If you keep going with how it is now, then will the new changes just mean those affs with good planets, will place more starbases on those planets and you should remember also, that several planets are not good in ores, trade goods, but only in stellar income, so its another balance, to not make a worthless planet in all except stellars so poor, that they will ask mica to have their starbase moved off planet to another.

also i note that if it will balance out to what its like now, then will some planets, where demand might be 10k now, could become 20k, so if there is 5 starbases, then will they have same as now, but a new starbase is setup, then the other 5 will begin to loss income, another is setup, now all the 6 others will loss income
next will just futher annoy it, because demand will not raise as fast.

But also with these changes, then what is the result of increasing demands, when so many specials are poor yields, keep in mind, that if you buy an 200 stellar BCM, to make resoure complexes with, then will you not make food specials, because most of those will never be worth it.

lets say a Module cost 80 stellars, then you need 25, thats 2000 stellars, you then produce lets say 100 food, they are value 0.2, but you have to sell then lower, at what 0.1 lets say that, so you earn 10 stellars for making 100food, but stop, how does that pay itself, when it cost you already 10 stellars to run the complex, so thats worthless.

Our problem comes down to us only selling luxury goods then, but there is certainly not alot of that, so do i want a planet to go from 10k demand to 20k, while i already know, that the share i got of the 10k is hardly being used?
gordon
I must admit that I've given up following this thread as there is as many opinions about this as there are people posting.

I agree with Mica about making stellars harder to come by. I disagree with his methods/ideas.

He fails to take into account the current player debts to GM run base and to other players. If you make stellars harder to come by the debts effectively increase by the degree he is making it harder to make a profit.

If however, there was a year advance warning we could tweek our bases, debts to fit the upcoming change. It would give us time to accumulate enough stellars to pay off debts and still have a large sum in the "bank". Then you wouldn't need to do the change in increments.

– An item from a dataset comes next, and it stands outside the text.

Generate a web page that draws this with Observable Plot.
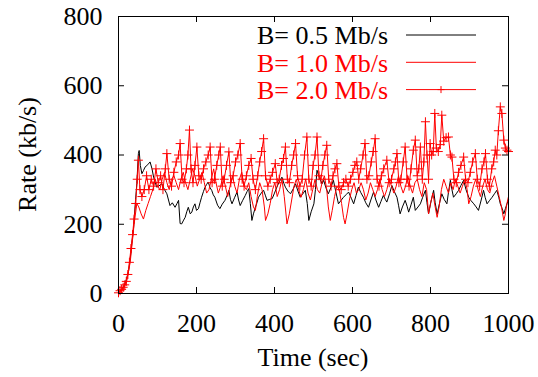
<!DOCTYPE html>
<html>
<head>
<meta charset="utf-8">
<script src="https://cdn.jsdelivr.net/npm/d3@7"></script>
<script src="https://cdn.jsdelivr.net/npm/@observablehq/plot@0.6"></script>
<style>
  html, body { margin: 0; padding: 0; background: white; }
  #chart svg text { font-family: "Liberation Serif", "Times New Roman", serif !important; }
</style>
</head>
<body>
<div id="chart"></div>
<script>
// Tick values
const xTicks = [0, 200, 400, 600, 800, 1000];
const yTicks = [0, 200, 400, 600, 800];
const xLabel = "Time (sec)";
const yLabel = "Rate (kb/s)";
const seriesLabels = ["B= 0.5 Mb/s", "B= 1.0 Mb/s", "B= 2.0 Mb/s"];
const seriesColors = ["black", "red", "red"];

// B = 0.5 Mb/s  [time (sec), rate (kb/s)]
const b05 = [[0,5],[5,8],[10,15],[15,25],[20,40],[26,66],[30,100],[34,143],[38,180],[43,259],[47,318],[51,404],[53,413],[56,370],[60,346],[64,355],[68,365],[75,372],[81,380],[86,360],[90,336],[98,307],[103,310],[111,317],[118,300],[124,288],[132,254],[138,262],[145,249],[150,260],[154,269],[158,202],[162,201],[167,212],[171,220],[175,236],[179,249],[184,230],[188,235],[192,250],[196,259],[200,240],[205,245],[209,262],[213,278],[218,295],[222,307],[226,315],[230,322],[235,305],[239,298],[243,285],[247,278],[254,255],[260,245],[266,258],[273,269],[278,282],[283,298],[287,272],[291,259],[298,278],[304,293],[308,270],[312,254],[318,268],[325,283],[330,295],[334,303],[338,260],[342,211],[346,230],[351,249],[355,262],[359,278],[366,290],[372,298],[377,282],[381,269],[388,272],[394,274],[400,290],[406,307],[412,322],[419,336],[424,318],[428,307],[434,296],[441,288],[448,302],[454,317],[460,296],[466,278],[472,287],[479,298],[484,260],[488,211],[494,236],[501,259],[505,300],[509,356],[515,335],[522,317],[526,327],[532,305],[538,288],[545,307],[551,327],[557,295],[564,259],[570,268],[577,278],[584,286],[590,293],[597,275],[603,259],[609,283],[615,307],[621,292],[628,278],[634,262],[641,249],[647,270],[654,293],[660,270],[667,249],[673,266],[679,283],[684,272],[688,264],[695,288],[701,312],[707,295],[714,278],[718,255],[722,230],[728,250],[735,269],[740,252],[744,235],[750,256],[756,278],[761,240],[768,250],[774,259],[780,278],[787,298],[791,262],[795,230],[801,264],[808,298],[812,262],[817,230],[823,260],[829,288],[835,272],[842,259],[846,292],[851,327],[855,300],[859,278],[866,288],[872,298],[878,312],[885,327],[891,300],[898,278],[904,268],[911,259],[917,250],[923,240],[930,270],[936,298],[940,278],[945,259],[951,268],[958,278],[964,288],[970,298],[975,278],[979,259],[984,245],[988,230],[992,245],[996,259],[1000,270]];

// B = 1.0 Mb/s
const b10 = [[0,0],[10,10],[20,30],[30,90],[40,200],[47,260],[52,250],[58,230],[64,215],[70,240],[76,260],[82,280],[88,300],[94,330],[100,310],[106,300],[112,330],[118,350],[124,320],[130,300],[136,330],[142,340],[148,320],[154,300],[160,330],[166,350],[172,320],[178,300],[184,330],[190,360],[196,340],[202,310],[208,330],[214,350],[220,320],[226,290],[232,300],[238,330],[244,360],[250,320],[256,290],[262,310],[268,340],[274,310],[280,280],[286,310],[292,340],[298,310],[304,290],[310,330],[316,350],[322,310],[328,300],[334,320],[340,280],[346,250],[351,240],[356,280],[362,320],[368,300],[374,250],[377,211],[383,230],[389,260],[395,300],[401,320],[407,280],[413,300],[419,330],[425,280],[432,201],[438,230],[444,270],[450,310],[456,330],[462,300],[468,278],[474,300],[480,330],[486,290],[492,270],[498,300],[504,330],[510,300],[516,290],[522,320],[528,340],[534,300],[538,250],[543,211],[548,240],[554,280],[560,310],[566,300],[572,260],[577,220],[581,201],[586,230],[592,270],[598,300],[604,320],[610,290],[616,300],[622,320],[628,300],[634,270],[640,290],[646,320],[652,300],[658,280],[664,300],[670,330],[676,300],[682,280],[688,300],[694,330],[700,310],[706,290],[712,310],[718,340],[724,310],[730,290],[736,310],[742,340],[748,310],[754,290],[760,320],[766,330],[772,300],[778,280],[784,320],[790,300],[795,230],[800,260],[806,290],[812,250],[817,220],[822,250],[828,300],[834,330],[840,310],[846,290],[852,320],[858,300],[864,330],[870,310],[876,290],[882,310],[888,330],[894,300],[898,259],[904,280],[910,310],[916,330],[922,300],[928,280],[934,310],[940,330],[946,300],[952,290],[958,320],[964,340],[970,310],[976,280],[982,250],[988,211],[992,230],[996,260],[1000,280]];

// B = 2.0 Mb/s
const b20 = [[0,2],[4,8],[8,12],[12,18],[16,25],[20,35],[24,55],[28,90],[32,130],[36,170],[40,215],[44,260],[48,330],[51,385],[55,300],[60,280],[66,300],[72,340],[78,300],[84,330],[90,310],[96,360],[102,320],[108,340],[114,300],[120,360],[124,404],[130,330],[136,310],[142,350],[148,380],[154,400],[158,433],[163,330],[168,320],[174,360],[178,400],[182,472],[186,360],[191,320],[196,370],[201,423],[206,340],[212,330],[218,360],[224,380],[230,400],[235,423],[240,320],[246,330],[252,370],[257,400],[261,423],[266,310],[271,330],[277,370],[283,409],[288,320],[294,340],[300,380],[306,400],[312,433],[317,330],[322,310],[328,340],[334,370],[340,390],[345,330],[351,300],[357,340],[362,380],[367,410],[372,447],[377,340],[383,310],[389,330],[395,350],[402,375],[407,320],[412,330],[418,370],[423,390],[428,423],[433,330],[438,320],[444,370],[449,400],[454,433],[459,340],[465,310],[471,330],[477,400],[483,452],[488,330],[494,310],[499,370],[504,400],[509,452],[514,340],[519,330],[524,370],[529,400],[534,428],[539,330],[545,310],[550,340],[555,360],[560,375],[565,310],[571,300],[577,320],[583,330],[589,310],[595,330],[601,350],[606,370],[611,380],[616,330],[621,360],[627,400],[632,433],[637,330],[642,340],[648,380],[653,410],[658,447],[663,330],[668,310],[674,340],[680,360],[688,385],[694,320],[700,330],[706,360],[710,380],[714,404],[719,320],[724,330],[730,380],[735,423],[740,330],[745,310],[750,360],[756,414],[761,443],[766,340],[770,360],[774,423],[779,330],[783,380],[787,496],[791,400],[795,330],[799,433],[803,400],[807,410],[811,520],[815,420],[820,410],[825,430],[829,515],[834,440],[840,450],[846,452],[851,400],[855,394],[860,330],[866,320],[872,350],[878,370],[885,394],[890,330],[896,320],[902,350],[908,380],[915,404],[920,330],[926,310],[932,360],[937,380],[941,404],[946,330],[951,310],[957,360],[962,380],[966,414],[970,400],[974,470],[979,539],[983,520],[988,443],[992,420],[996,414],[1000,410]];

const W = 538, H = 377;
const mL = 118, mR = 30, mT = 16, mB = 84;
const innerW = W - mL - mR, innerH = H - mT - mB;
const tickLen = 6;
const fontFam = "'Liberation Serif', 'Times New Roman', serif";

const chart = Plot.plot({
  width: W,
  height: H,
  marginLeft: mL,
  marginRight: mR,
  marginTop: mT,
  marginBottom: mB,
  style: {fontFamily: fontFam, fontSize: "26px", background: "white", color: "black", overflow: "visible"},
  x: {domain: [0, 1000], ticks: xTicks, tickSize: 0, tickPadding: 20, tickFormat: d => String(d), label: null},
  y: {domain: [0, 800], ticks: yTicks, tickSize: 0, tickPadding: 16, tickFormat: d => String(d), label: null},
  marks: [
    Plot.line(b05, {x: d => d[0], y: d => d[1], stroke: seriesColors[0], strokeWidth: 1}),
    Plot.line(b10, {x: d => d[0], y: d => d[1], stroke: seriesColors[1], strokeWidth: 1}),
    Plot.line(b20, {x: d => d[0], y: d => d[1], stroke: seriesColors[2], strokeWidth: 1}),
    Plot.dot(b20, {x: d => d[0], y: d => d[1], symbol: "plus", r: 3, stroke: seriesColors[2], strokeWidth: 1}),
    Plot.ruleX(xTicks, {insetTop: innerH - tickLen, stroke: "black"}),
    Plot.ruleX(xTicks, {insetBottom: innerH - tickLen, stroke: "black"}),
    Plot.ruleY(yTicks, {insetLeft: innerW - tickLen, stroke: "black"}),
    Plot.ruleY(yTicks, {insetRight: innerW - tickLen, stroke: "black"}),
    Plot.frame({stroke: "black", strokeWidth: 1})
  ]
});

document.getElementById("chart").appendChild(chart);

const svg = d3.select(chart);

// Axis titles
const at = svg.append("g").attr("font-family", fontFam).attr("font-size", 26).attr("fill", "black");
at.append("text").attr("x", mL + innerW / 2).attr("y", 366).attr("text-anchor", "middle").text(xLabel);
at.append("text").attr("transform", `translate(36,${mT + innerH / 2}) rotate(-90)`)
  .attr("text-anchor", "middle").text(yLabel);

// Legend (gnuplot style, inside top right)
const lg = svg.append("g").attr("font-family", fontFam).attr("font-size", 26);
seriesLabels.forEach((label, i) => {
  const yb = 44 + 27.5 * i;
  const yl = 35 + 27.3 * i;
  lg.append("text").attr("x", 388).attr("y", yb).attr("text-anchor", "end")
    .attr("fill", seriesColors[i]).text(label);
  lg.append("line").attr("x1", 406).attr("x2", 476).attr("y1", yl).attr("y2", yl)
    .attr("stroke", seriesColors[i]).attr("stroke-width", 1);
  if (i === 2) {
    lg.append("path").attr("d", `M${441 - 3.5},${yl}H${441 + 3.5}M441,${yl - 3.5}V${yl + 3.5}`)
      .attr("stroke", seriesColors[i]).attr("fill", "none");
  }
});
</script>
</body>
</html>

Maybe you should do a vote on the taxes bit and the merchandising bit to see what people want.

Gord
Howellers
QUOTE (Guest_Roswell @ Mar 12 2004, 02:21 AM)
Ok so I hate to trade and I play Phoenix for other elements. I lose over 50k a week and I know that other BHD members lose stellars as well. We are already heading for bankrupcy and now you want to impose yet more rules so that we head for bankrupcy quicker, great!.

Looks to me that this game is turning into frankensteins monster. Not only is it turning into sim city (which I really hate) but its getting far to complicated, far to time consuming and a bloody nightmare to explain to the newbies, and I must admit changing the goal posts and making us read hours of comments just to keep up on everything is not doing my faith in this new improved system any favours.

I pay to play, if my employees walk out because they have no wages, because of yet more goal post manoeuvering, my factories grind to a halt so I cant run my ships that need maintaining then what will that do? Yes it will make me leave and get a social life, one a lot less stressful than Phoenix is becoming.

Brett

well said smile.gif
Guest
Why should warship crews expect more pay because their ship has an enemy list? They knew the risks when they signed on. Ask anyone who has been in the armed forces.